In short, I agree with Beinart’s assessment that the Dems lack a sense of usable past, but the problems with his argument can be encapsulated by his ideal of a what a good, hawkish, Cold War liberal Democrat should look like these days: That, if Beinart’s tenure at TNR is any indication, would be Joe Lieberman, a politician who’s not only been flagrantly cheerleading for the administration during the current war, but has exhibited little interest in today’s wartime civil liberties issues. Simply put, Joe Lieberman would hardly be my choice of template for the Democratic party. (Who would? That’s easy: Russ Feingold, who’s displayed a strong commitment to preserving both national security and civil liberties at home, while arguing for a more level-headed, less-in-your-face American foreign policy.)

Foer the Republic.

Congrats to DC friend Franklin Foer, who was recently named to replace Peter Beinart at TNR. My advice to him would be much the same as Jack Shafer’s: “The New Republic needs revival, but Foer can’t hope to revive it by pleasing [owner Marty] Peretz.” With a long and illustrious history ranging back to Herbert Croly and Walters Lippmann and Weyl, TNR should be a flagship of progressivism, and so much more than just the “Joe Lieberman Weekly.” Godspeed, Frank.
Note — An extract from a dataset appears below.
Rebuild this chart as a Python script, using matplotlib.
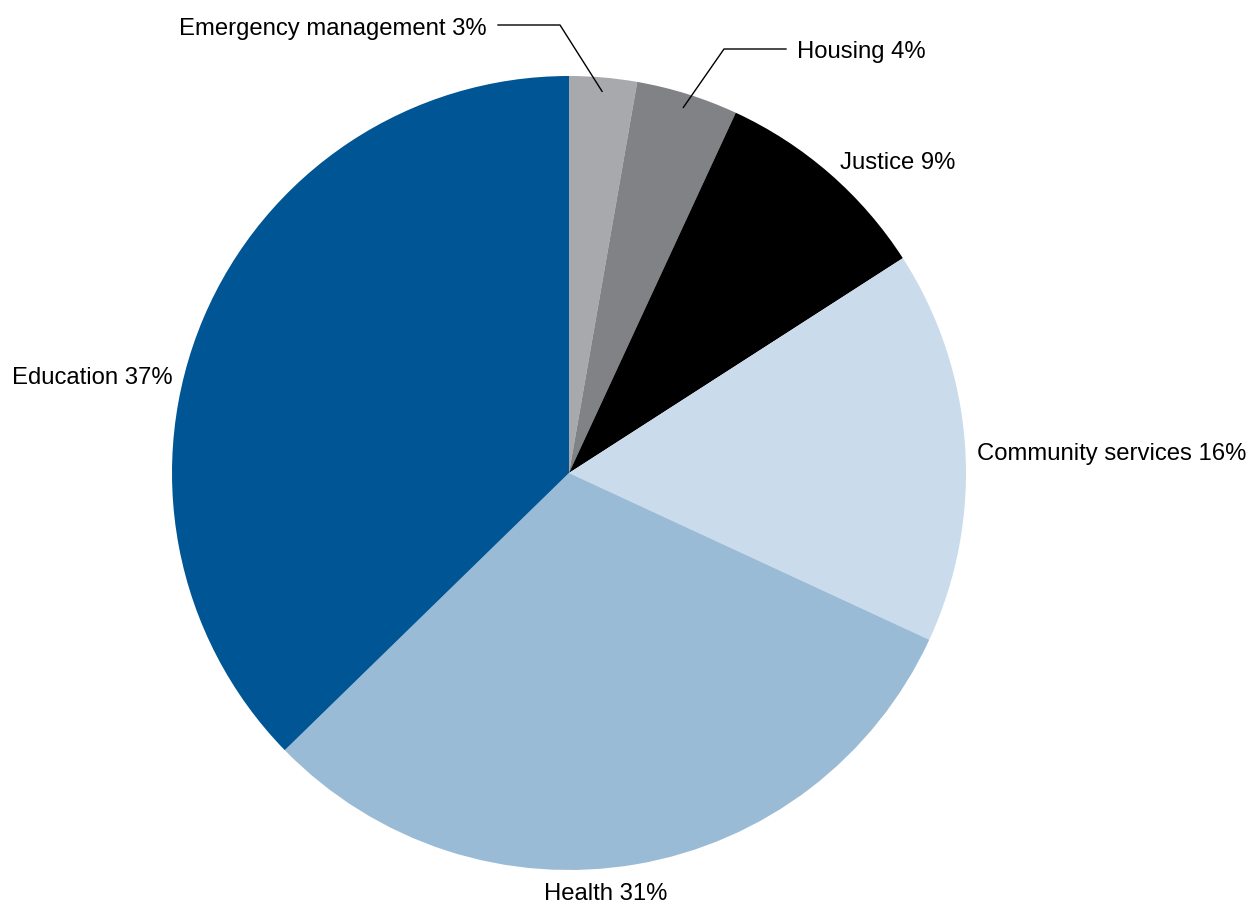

The Bitter Fruits of Defeat.

Following up on a Franklin Foer TNR article I first saw over at Value Judgement, Hannah Rosin examines the plight of DC’s Deaniacs now that the party’s over. Although it wasn’t nearly as well reported, I remember a similar purge happening after Bill Bradley went down last cycle, and, trust me, they can get ugly. (But, at least last time, all was forgiven after Al Gore screwed up the general.)